Kids of Appetite has much in common with Mosquitoland, thematically; in lots of ways, it’s sort of a gender-flipped version of Arnold’s first novel, with Vic as the protagonist in place of Mim, and an equally charming group of reprobates and miscreants, the eponymous Kids of Appetite, who adopt Vic as their family. This idea of forging your own family in the wake of losing a parent is also shared with Mosquitoland, although, in this case, it’s permanent; Vic’s father died two years ago and his defection to the Kids is triggered by his mother’s relationship with Frank the Boyfriend. As if that’s not enough for a teenager to deal with, Vic also suffers from Moebius syndrome, a condition that involves total facial paralysis; unable to even blink or smile, he’s picked on by his imbecile classmates and frequently assumed to be unintelligent or rude. Fleeing his family home with his dad’s ashes in tow, Vic embarks on a mission to appropriately commemorate him and learns a lot about his parents along the way.

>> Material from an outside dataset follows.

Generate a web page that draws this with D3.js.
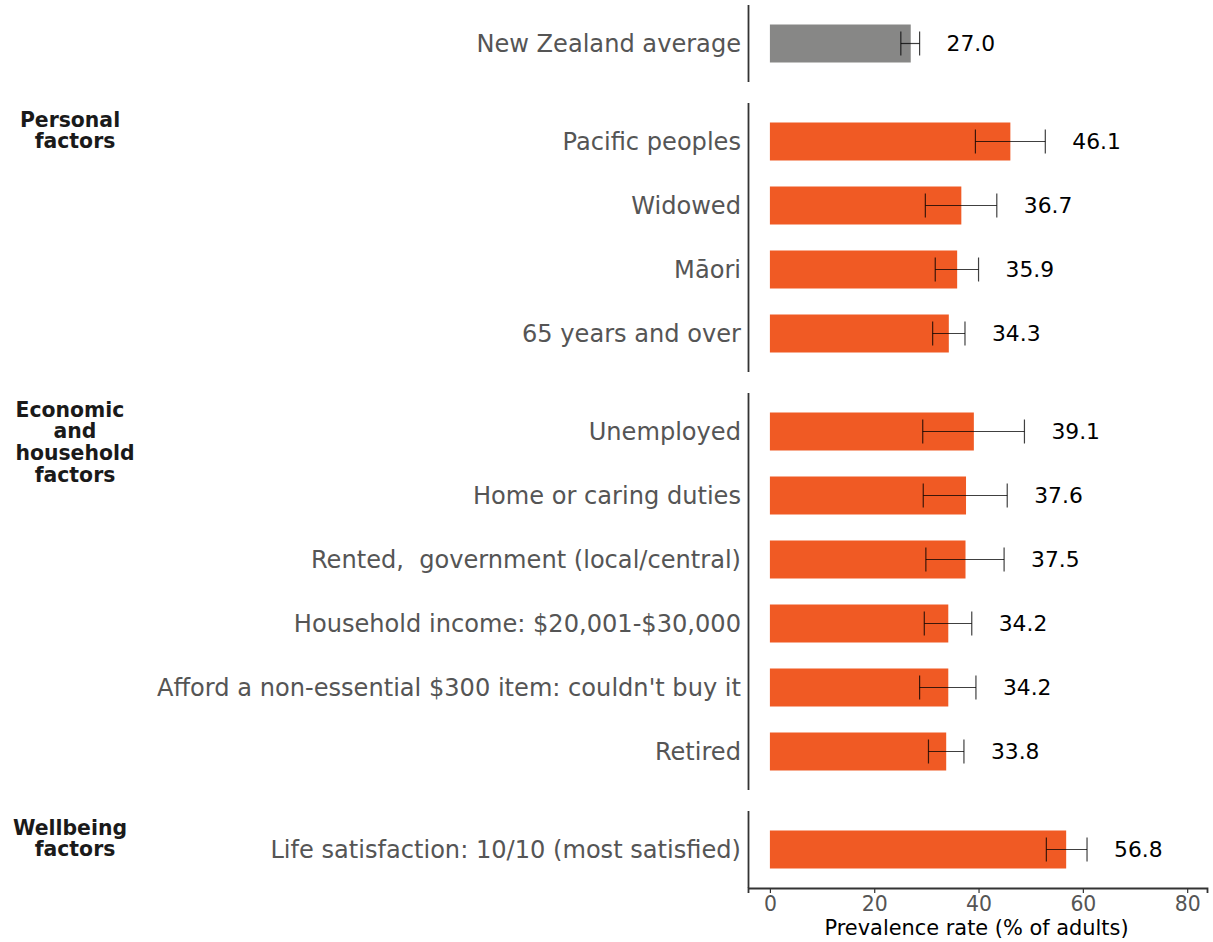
<!DOCTYPE html>
<html>
<head>
<meta charset="utf-8">
<script src="https://cdn.jsdelivr.net/npm/d3@7"></script>
<style>
  html, body { margin: 0; padding: 0; background: #ffffff; }
  svg { display: block; font-family: "DejaVu Sans", sans-serif; }
  .cat { white-space: pre; }
</style>
</head>
<body>
<svg id="chart" width="1213" height="942"></svg>
<script>
// Prevalence rates (% of adults) with 95% confidence intervals, by group
const groupNames = ["", "Personal factors", "Economic and household factors", "Wellbeing factors"];
const groupLabelLines = [[], ["Personal", "factors"], ["Economic", "and", "household", "factors"], ["Wellbeing", "factors"]];

const nzCategories = ["New Zealand average"];
const nzValues = [27.0];
const nzLow = [25.1];
const nzHigh = [28.7];

const personalCategories = ["Pacific peoples", "Widowed", "Māori", "65 years and over"];
const personalValues = [46.1, 36.7, 35.9, 34.3];
const personalLow = [39.4, 29.8, 31.7, 31.2];
const personalHigh = [52.8, 43.5, 40.0, 37.4];

const economicCategories = [
  "Unemployed",
  "Home or caring duties",
  "Rented,  government (local/central)",
  "Household income: $20,001-$30,000",
  "Afford a non-essential $300 item: couldn't buy it",
  "Retired"
];
const economicValues = [39.1, 37.6, 37.5, 34.2, 34.2, 33.8];
const economicLow = [29.3, 29.4, 29.9, 29.6, 28.7, 30.4];
const economicHigh = [48.8, 45.5, 44.9, 38.7, 39.5, 37.2];

const wellbeingCategories = ["Life satisfaction: 10/10 (most satisfied)"];
const wellbeingValues = [56.8];
const wellbeingLow = [53.0];
const wellbeingHigh = [60.8];

const xTicks = [0, 20, 40, 60, 80];

function rows(cats, vals, lo, hi) {
  return cats.map((c, i) => ({ category: c, value: vals[i], low: lo[i], high: hi[i] }));
}

const panels = [
  { name: groupNames[0], lines: groupLabelLines[0], rows: rows(nzCategories, nzValues, nzLow, nzHigh), color: "#878786" },
  { name: groupNames[1], lines: groupLabelLines[1], rows: rows(personalCategories, personalValues, personalLow, personalHigh), color: "#F05A24" },
  { name: groupNames[2], lines: groupLabelLines[2], rows: rows(economicCategories, economicValues, economicLow, economicHigh), color: "#F05A24" },
  { name: groupNames[3], lines: groupLabelLines[3], rows: rows(wellbeingCategories, wellbeingValues, wellbeingLow, wellbeingHigh), color: "#F05A24" }
];

const svg = d3.select("#chart");

const step = 64;          // row pitch
const panelPad = 6.5;     // extra space above/below each panel's rows
const panelGap = 21;      // gap between panel frames
const frameX = 748.5;
const axisY = 888;

const x = d3.scaleLinear().domain([-4.2, 83.8]).range([748, 1207]);

let cursorY = 5;
panels.forEach(p => {
  const h = p.rows.length * step + 2 * panelPad;
  p.top = cursorY;
  p.bottom = cursorY + h;
  p.y = d3.scaleBand()
    .domain(p.rows.map(r => r.category))
    .range([cursorY + panelPad, cursorY + panelPad + p.rows.length * step])
    .paddingInner(26 / 64)
    .paddingOuter(13 / 64);
  cursorY = p.bottom + panelGap;
});
// last panel sits directly on the x axis
panels[panels.length - 1].bottom = axisY;

panels.forEach(p => {
  const g = svg.append("g");

  // panel frame line on the left
  g.append("line")
    .attr("x1", frameX).attr("x2", frameX)
    .attr("y1", p.top).attr("y2", p.bottom)
    .attr("stroke", "#333").attr("stroke-width", 1.8);

  // bars
  g.selectAll("rect.bar").data(p.rows).join("rect")
    .attr("class", "bar")
    .attr("x", x(0))
    .attr("y", d => p.y(d.category))
    .attr("width", d => x(d.value) - x(0))
    .attr("height", p.y.bandwidth())
    .attr("fill", p.color);

  // confidence intervals
  const cap = 12;
  const eb = g.selectAll("g.err").data(p.rows).join("g")
    .attr("class", "err")
    .attr("stroke", "rgba(0,0,0,0.75)").attr("stroke-width", 1.2);
  eb.append("line")
    .attr("x1", d => x(d.low)).attr("x2", d => x(d.high))
    .attr("y1", d => p.y(d.category) + p.y.bandwidth() / 2)
    .attr("y2", d => p.y(d.category) + p.y.bandwidth() / 2);
  eb.append("line")
    .attr("x1", d => x(d.low)).attr("x2", d => x(d.low))
    .attr("y1", d => p.y(d.category) + p.y.bandwidth() / 2 - cap)
    .attr("y2", d => p.y(d.category) + p.y.bandwidth() / 2 + cap);
  eb.append("line")
    .attr("x1", d => x(d.high)).attr("x2", d => x(d.high))
    .attr("y1", d => p.y(d.category) + p.y.bandwidth() / 2 - cap)
    .attr("y2", d => p.y(d.category) + p.y.bandwidth() / 2 + cap);

  // value labels
  g.selectAll("text.val").data(p.rows).join("text")
    .attr("class", "val")
    .attr("x", d => x(d.high) + 27)
    .attr("y", d => p.y(d.category) + p.y.bandwidth() / 2)
    .attr("dy", "0.36em")
    .attr("font-size", 21.8)
    .attr("fill", "#000")
    .text(d => d.value.toFixed(1));

  // category labels
  g.selectAll("text.cat").data(p.rows).join("text")
    .attr("class", "cat")
    .attr("xml:space", "preserve")
    .attr("x", 741)
    .attr("y", d => p.y(d.category) + p.y.bandwidth() / 2)
    .attr("dy", "0.36em")
    .attr("text-anchor", "end")
    .attr("font-size", 24.1)
    .attr("fill", "#555555")
    .text(d => d.category);

  // group heading, one line per tspan
  if (p.lines.length) {
    const t = g.append("text")
      .attr("font-size", 20.4)
      .attr("font-weight", "bold")
      .attr("fill", "#1a1a1a")
      .attr("text-anchor", "middle");
    p.lines.forEach((ln, i) => {
      t.append("tspan")
        .attr("x", i === 0 ? 70 : 75)
        .attr("y", p.top + 23.5 + i * 21.7)
        .text(ln);
    });
  }
});

// x axis
const axis = svg.append("g")
  .attr("transform", `translate(0,${axisY})`)
  .call(d3.axisBottom(x).tickValues(xTicks).tickSizeOuter(0).tickSize(5).tickPadding(4));
axis.select(".domain").attr("stroke", "#333").attr("stroke-width", 1.8);
axis.selectAll(".tick line").attr("stroke", "#333").attr("stroke-width", 1.2);
axis.selectAll(".tick text")
  .attr("font-family", "DejaVu Sans, sans-serif")
  .attr("font-size", 20.4)
  .attr("fill", "#555555");

svg.append("text")
  .attr("x", x(40) - 2)
  .attr("y", 935)
  .attr("text-anchor", "middle")
  .attr("font-size", 20.9)
  .attr("fill", "#000")
  .text("Prevalence rate (% of adults)");
</script>
</body>
</html>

I used to think love was bound by numbers: first kisses, second dances, infinite heartbreaks. I used to think numbers outlasted the love itself, surviving in the dark corners of the demolished heart. I used to think love was heavy and hard.
I don’t think those things anymore.

Aside from the emotionally involving story and accompanying mystery (the story is punctuated with police interviews with Vic and Mad, one of the Kids, concerning a murder) and the education I received here about Moebius syndrome, I’m basically in love with the way Arnold writes. There were so many sentences in this book that had me swooning. Another Kid, Coco, for example, is described as “(not) only skin and bones: she was survival and fight and ferocious loyalty that you just couldn’t find anywhere anymore.” At another point, Vic’s narrative, which alternates with Mad’s, instructs us to “consider this: billions of memories in a brain, each one drowning in a furious river, grasping and gasping for life, a twine of rope, an olive branch. It’s no accident, the memories that last. They are survivors.” There are loads of YA writers whose work I love, but I don’t know that any of them can turn a phrase like that. I really think I could read a David Arnold book in which literally nothing happened, if I could keep casting my eyes over sentences like “our breath walked with us, this exhale shooting a bit of soul into the air, that inhale sucking a piece of heart into our throats.” 

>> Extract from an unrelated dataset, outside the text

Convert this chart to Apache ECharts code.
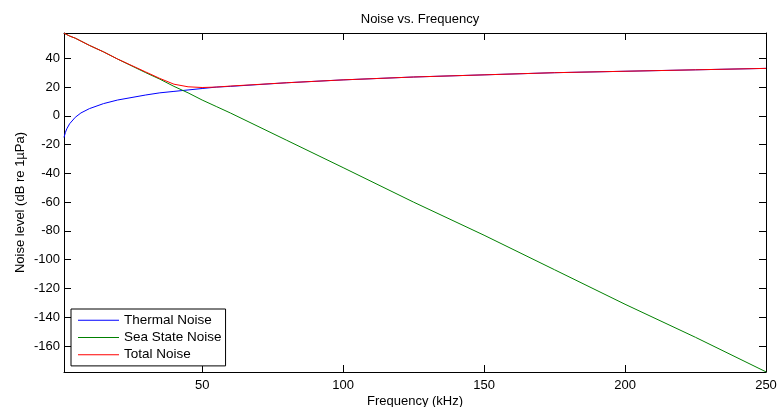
<!DOCTYPE html>
<html>
<head>
<meta charset="utf-8">
<script src="https://cdn.jsdelivr.net/npm/echarts@6/dist/echarts.min.js"></script>
<style>
  html, body { margin: 0; padding: 0; background: #fff; }
  #chart { width: 778px; height: 407px; }
</style>
</head>
<body>
<div id="chart"></div>
<script>
// values (kHz, dB re 1uPa)
const freqs = [1, 1.5, 2, 3, 5, 7, 10, 15, 20, 30, 35, 40, 45, 50, 55, 60, 80, 100, 125, 150, 175, 200, 225, 250];
const thermalNoise = [-15, -11.5, -9, -5.5, -1, 2, 5, 8.5, 11, 14.5, 16, 17, 18, 19, 20, 20.5, 23, 25, 27, 28.5, 30, 31, 32, 33];
const seaStateNoise = [57.5, 57, 56.5, 55.5, 54, 52, 49, 44.5, 39.5, 30, 25.5, 20.5, 16, 11, 6.5, 2, -17, -36, -60, -83, -107, -131, -154, -178];
const totalNoise = [57.5, 57, 56.5, 55.5, 54, 52, 49, 44.5, 39.5, 30.5, 26, 22, 20.2, 19.7, 20, 20.7, 23, 25, 27, 28.5, 30, 31, 32, 33];

const xTicks = [50, 100, 150, 200, 250];
const yTicks = [-160, -140, -120, -100, -80, -60, -40, -20, 0, 20, 40];

const font = 'Liberation Sans, Arial, sans-serif';
const pairs = (ys) => freqs.map((f, i) => [f, ys[i]]);

const chart = echarts.init(document.getElementById('chart'));

const tick = { show: true, inside: true, length: 7, lineStyle: { color: '#000', width: 1 } };
const line = { show: true, lineStyle: { color: '#000', width: 1 } };

function xAxis(pos, labels) {
  return {
    type: 'value', position: pos, min: 1, max: 250,
    splitLine: { show: false },
    axisLine: { ...line, onZero: false },
    axisTick: { ...tick, customValues: xTicks },
    axisLabel: {
      show: labels, customValues: xTicks, margin: 7,
      color: '#000', fontFamily: font, fontSize: 13
    }
  };
}

function yAxis(pos, labels) {
  return {
    type: 'value', position: pos, min: -178.1, max: 57.6,
    splitLine: { show: false },
    axisLine: { ...line, onZero: false },
    axisTick: { ...tick, customValues: yTicks },
    axisLabel: {
      show: labels, customValues: yTicks, margin: 4,
      color: '#000', fontFamily: font, fontSize: 13
    }
  };
}

const xMain = xAxis('bottom', true);
xMain.name = 'Frequency (kHz)';
xMain.nameLocation = 'middle';
xMain.nameGap = 23;
xMain.nameMoveOverlap = false;
xMain.nameTextStyle = { color: '#000', fontFamily: font, fontSize: 13 };

const yMain = yAxis('left', true);
yMain.name = 'Noise level (dB re 1\u00b5Pa)';
yMain.nameLocation = 'middle';
yMain.nameGap = 37;
yMain.nameMoveOverlap = false;
yMain.nameTextStyle = { color: '#000', fontFamily: font, fontSize: 13 };

function series(name, ys, color) {
  return {
    name, type: 'line', data: pairs(ys),
    xAxisIndex: 0, yAxisIndex: 0,
    showSymbol: false, symbol: 'none', smooth: false,
    lineStyle: { color, width: 1 }, itemStyle: { color },
    animation: false
  };
}

chart.setOption({
  animation: false,
  backgroundColor: '#fff',
  title: {
    text: 'Noise vs. Frequency',
    left: 415, top: 8, textAlign: 'center',
    textStyle: { color: '#000', fontFamily: font, fontSize: 13, fontWeight: 'normal' }
  },
  grid: {
    left: 64, top: 33, right: 12, bottom: 35,
    containLabel: false, outerBoundsMode: 'none'
  },
  xAxis: [xMain, xAxis('top', false)],
  yAxis: [yMain, yAxis('right', false)],
  legend: {
    orient: 'vertical', left: 71, top: 309,
    backgroundColor: '#fff', borderColor: '#000', borderWidth: 1,
    padding: [4, 4, 4, 7],
    itemWidth: 41, itemHeight: 1, itemGap: 3,
    icon: 'rect',
    textStyle: { color: '#000', fontFamily: font, fontSize: 13.5, lineHeight: 14.3 },
    data: ['Thermal Noise', 'Sea State Noise', 'Total Noise']
  },
  series: [
    series('Thermal Noise', thermalNoise, '#0000ff'),
    series('Sea State Noise', seaStateNoise, '#008000'),
    series('Total Noise', totalNoise, '#ff0000')
  ]
});
</script>
</body>
</html>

So much of what I loved about Mosquitoland (did I mention that I love Mosquitoland?) is present in Kids of Appetite too; the general weirdness, the plot events which seem realistic while you’re reading but kind of magical when you are forced to leave the world of the book, the intelligent and challenging style. Reading Kids of Appetite made me think of all the things I really love about immersing myself in a book, especially in such a beautifully written one. And now I want to read Mosquitoland again.